• **Request**:
Please transcribe the data below exactly. Leave the pictures out.

• **Data lines**:
______
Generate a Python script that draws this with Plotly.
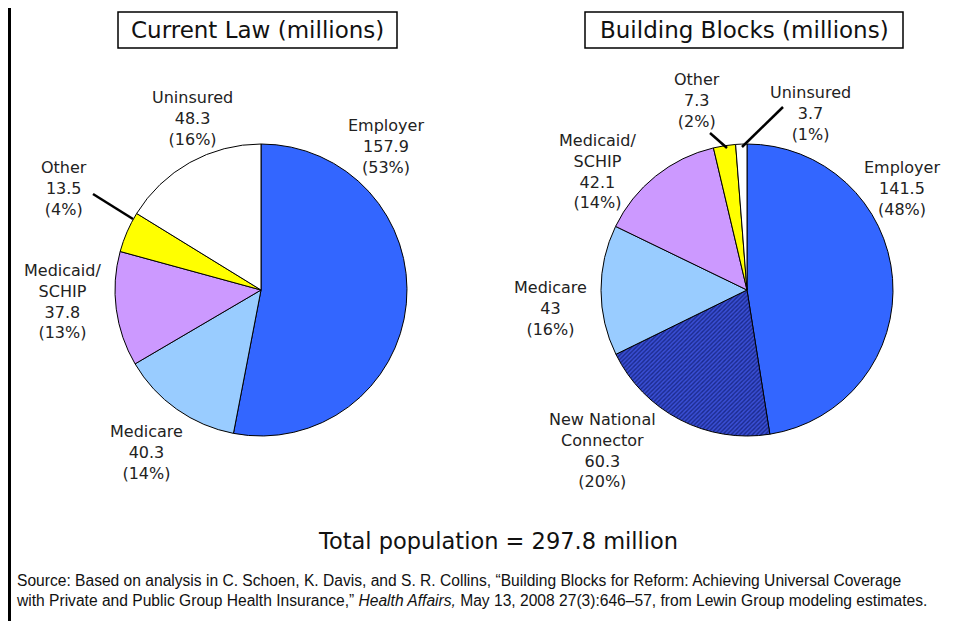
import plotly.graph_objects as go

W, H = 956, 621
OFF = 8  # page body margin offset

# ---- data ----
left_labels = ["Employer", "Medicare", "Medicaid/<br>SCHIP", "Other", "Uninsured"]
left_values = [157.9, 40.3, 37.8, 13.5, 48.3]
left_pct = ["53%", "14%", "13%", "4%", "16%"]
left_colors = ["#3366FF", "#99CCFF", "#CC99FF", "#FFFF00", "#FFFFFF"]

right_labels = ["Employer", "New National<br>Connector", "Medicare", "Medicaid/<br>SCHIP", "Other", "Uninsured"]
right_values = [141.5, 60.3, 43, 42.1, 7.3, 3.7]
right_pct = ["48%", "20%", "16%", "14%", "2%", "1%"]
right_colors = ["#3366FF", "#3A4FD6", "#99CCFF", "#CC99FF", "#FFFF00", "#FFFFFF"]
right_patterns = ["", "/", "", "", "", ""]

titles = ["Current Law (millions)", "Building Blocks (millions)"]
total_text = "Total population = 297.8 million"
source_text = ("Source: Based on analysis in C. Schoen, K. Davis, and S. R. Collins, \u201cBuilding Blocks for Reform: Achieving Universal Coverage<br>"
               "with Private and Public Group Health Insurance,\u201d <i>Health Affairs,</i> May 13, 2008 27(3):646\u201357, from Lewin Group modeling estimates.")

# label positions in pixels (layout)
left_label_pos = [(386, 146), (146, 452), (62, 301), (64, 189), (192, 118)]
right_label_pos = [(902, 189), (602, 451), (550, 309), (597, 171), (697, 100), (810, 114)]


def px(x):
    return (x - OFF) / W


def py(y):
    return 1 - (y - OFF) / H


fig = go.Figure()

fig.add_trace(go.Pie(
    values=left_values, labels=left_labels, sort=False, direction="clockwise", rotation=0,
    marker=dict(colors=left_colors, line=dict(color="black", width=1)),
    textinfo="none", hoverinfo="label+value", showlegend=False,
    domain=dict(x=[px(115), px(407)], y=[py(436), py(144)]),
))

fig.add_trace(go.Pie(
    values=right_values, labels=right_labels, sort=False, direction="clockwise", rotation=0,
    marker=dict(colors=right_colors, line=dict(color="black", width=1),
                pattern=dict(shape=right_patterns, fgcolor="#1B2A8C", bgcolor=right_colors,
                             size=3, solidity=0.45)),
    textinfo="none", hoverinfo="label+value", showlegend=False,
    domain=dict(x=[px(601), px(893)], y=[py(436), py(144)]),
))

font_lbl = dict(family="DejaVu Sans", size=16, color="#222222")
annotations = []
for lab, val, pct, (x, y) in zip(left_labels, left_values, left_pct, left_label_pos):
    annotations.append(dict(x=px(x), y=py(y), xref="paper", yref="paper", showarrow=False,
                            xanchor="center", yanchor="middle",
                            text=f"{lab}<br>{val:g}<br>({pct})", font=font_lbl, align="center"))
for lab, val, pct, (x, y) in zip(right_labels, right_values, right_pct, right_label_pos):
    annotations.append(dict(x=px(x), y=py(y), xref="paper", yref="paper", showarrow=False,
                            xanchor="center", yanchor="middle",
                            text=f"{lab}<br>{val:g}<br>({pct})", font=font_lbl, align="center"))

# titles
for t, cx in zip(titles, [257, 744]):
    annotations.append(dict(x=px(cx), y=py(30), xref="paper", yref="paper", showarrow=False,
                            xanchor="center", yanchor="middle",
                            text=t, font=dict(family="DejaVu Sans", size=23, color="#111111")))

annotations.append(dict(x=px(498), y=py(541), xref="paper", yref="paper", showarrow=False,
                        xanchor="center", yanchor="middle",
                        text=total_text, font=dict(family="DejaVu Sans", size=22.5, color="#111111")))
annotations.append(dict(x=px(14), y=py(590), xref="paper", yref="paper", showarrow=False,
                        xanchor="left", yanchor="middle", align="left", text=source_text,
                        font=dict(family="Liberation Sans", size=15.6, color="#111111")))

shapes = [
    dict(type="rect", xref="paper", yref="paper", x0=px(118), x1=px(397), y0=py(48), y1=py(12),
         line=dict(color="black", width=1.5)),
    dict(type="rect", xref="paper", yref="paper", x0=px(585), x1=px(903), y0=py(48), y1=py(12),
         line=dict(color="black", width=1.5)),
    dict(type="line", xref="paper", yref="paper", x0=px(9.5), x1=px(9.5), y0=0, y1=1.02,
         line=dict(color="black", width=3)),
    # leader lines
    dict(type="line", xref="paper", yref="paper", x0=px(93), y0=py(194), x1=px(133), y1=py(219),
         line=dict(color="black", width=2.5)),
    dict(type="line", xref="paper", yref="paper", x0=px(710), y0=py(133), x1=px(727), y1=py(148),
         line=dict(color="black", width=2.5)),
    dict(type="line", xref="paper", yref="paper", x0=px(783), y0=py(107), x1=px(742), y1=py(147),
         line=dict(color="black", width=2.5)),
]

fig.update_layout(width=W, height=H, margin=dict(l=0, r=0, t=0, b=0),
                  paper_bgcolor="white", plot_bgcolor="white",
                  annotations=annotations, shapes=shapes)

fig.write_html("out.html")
______
• **Exercise output**:
Generate a Python script that draws this with Plotly.
import plotly.graph_objects as go

W, H = 956, 621
OFF = 8  # page body margin offset

# ---- data ----
left_labels = ["Employer", "Medicare", "Medicaid/<br>SCHIP", "Other", "Uninsured"]
left_values = [157.9, 40.3, 37.8, 13.5, 48.3]
left_pct = ["53%", "14%", "13%", "4%", "16%"]
left_colors = ["#3366FF", "#99CCFF", "#CC99FF", "#FFFF00", "#FFFFFF"]

right_labels = ["Employer", "New National<br>Connector", "Medicare", "Medicaid/<br>SCHIP", "Other", "Uninsured"]
right_values = [141.5, 60.3, 43, 42.1, 7.3, 3.7]
right_pct = ["48%", "20%", "16%", "14%", "2%", "1%"]
right_colors = ["#3366FF", "#3A4FD6", "#99CCFF", "#CC99FF", "#FFFF00", "#FFFFFF"]
right_patterns = ["", "/", "", "", "", ""]

titles = ["Current Law (millions)", "Building Blocks (millions)"]
total_text = "Total population = 297.8 million"
source_text = ("Source: Based on analysis in C. Schoen, K. Davis, and S. R. Collins, \u201cBuilding Blocks for Reform: Achieving Universal Coverage<br>"
               "with Private and Public Group Health Insurance,\u201d <i>Health Affairs,</i> May 13, 2008 27(3):646\u201357, from Lewin Group modeling estimates.")

# label positions in pixels (layout)
left_label_pos = [(386, 146), (146, 452), (62, 301), (64, 189), (192, 118)]
right_label_pos = [(902, 189), (602, 451), (550, 309), (597, 171), (697, 100), (810, 114)]


def px(x):
    return (x - OFF) / W


def py(y):
    return 1 - (y - OFF) / H


fig = go.Figure()

fig.add_trace(go.Pie(
    values=left_values, labels=left_labels, sort=False, direction="clockwise", rotation=0,
    marker=dict(colors=left_colors, line=dict(color="black", width=1)),
    textinfo="none", hoverinfo="label+value", showlegend=False,
    domain=dict(x=[px(115), px(407)], y=[py(436), py(144)]),
))

fig.add_trace(go.Pie(
    values=right_values, labels=right_labels, sort=False, direction="clockwise", rotation=0,
    marker=dict(colors=right_colors, line=dict(color="black", width=1),
                pattern=dict(shape=right_patterns, fgcolor="#1B2A8C", bgcolor=right_colors,
                             size=3, solidity=0.45)),
    textinfo="none", hoverinfo="label+value", showlegend=False,
    domain=dict(x=[px(601), px(893)], y=[py(436), py(144)]),
))

font_lbl = dict(family="DejaVu Sans", size=16, color="#222222")
annotations = []
for lab, val, pct, (x, y) in zip(left_labels, left_values, left_pct, left_label_pos):
    annotations.append(dict(x=px(x), y=py(y), xref="paper", yref="paper", showarrow=False,
                            xanchor="center", yanchor="middle",
                            text=f"{lab}<br>{val:g}<br>({pct})", font=font_lbl, align="center"))
for lab, val, pct, (x, y) in zip(right_labels, right_values, right_pct, right_label_pos):
    annotations.append(dict(x=px(x), y=py(y), xref="paper", yref="paper", showarrow=False,
                            xanchor="center", yanchor="middle",
                            text=f"{lab}<br>{val:g}<br>({pct})", font=font_lbl, align="center"))

# titles
for t, cx in zip(titles, [257, 744]):
    annotations.append(dict(x=px(cx), y=py(30), xref="paper", yref="paper", showarrow=False,
                            xanchor="center", yanchor="middle",
                            text=t, font=dict(family="DejaVu Sans", size=23, color="#111111")))

annotations.append(dict(x=px(498), y=py(541), xref="paper", yref="paper", showarrow=False,
                        xanchor="center", yanchor="middle",
                        text=total_text, font=dict(family="DejaVu Sans", size=22.5, color="#111111")))
annotations.append(dict(x=px(14), y=py(590), xref="paper", yref="paper", showarrow=False,
                        xanchor="left", yanchor="middle", align="left", text=source_text,
                        font=dict(family="Liberation Sans", size=15.6, color="#111111")))

shapes = [
    dict(type="rect", xref="paper", yref="paper", x0=px(118), x1=px(397), y0=py(48), y1=py(12),
         line=dict(color="black", width=1.5)),
    dict(type="rect", xref="paper", yref="paper", x0=px(585), x1=px(903), y0=py(48), y1=py(12),
         line=dict(color="black", width=1.5)),
    dict(type="line", xref="paper", yref="paper", x0=px(9.5), x1=px(9.5), y0=0, y1=1.02,
         line=dict(color="black", width=3)),
    # leader lines
    dict(type="line", xref="paper", yref="paper", x0=px(93), y0=py(194), x1=px(133), y1=py(219),
         line=dict(color="black", width=2.5)),
    dict(type="line", xref="paper", yref="paper", x0=px(710), y0=py(133), x1=px(727), y1=py(148),
         line=dict(color="black", width=2.5)),
    dict(type="line", xref="paper", yref="paper", x0=px(783), y0=py(107), x1=px(742), y1=py(147),
         line=dict(color="black", width=2.5)),
]

fig.update_layout(width=W, height=H, margin=dict(l=0, r=0, t=0, b=0),
                  paper_bgcolor="white", plot_bgcolor="white",
                  annotations=annotations, shapes=shapes)

fig.write_html("out.html")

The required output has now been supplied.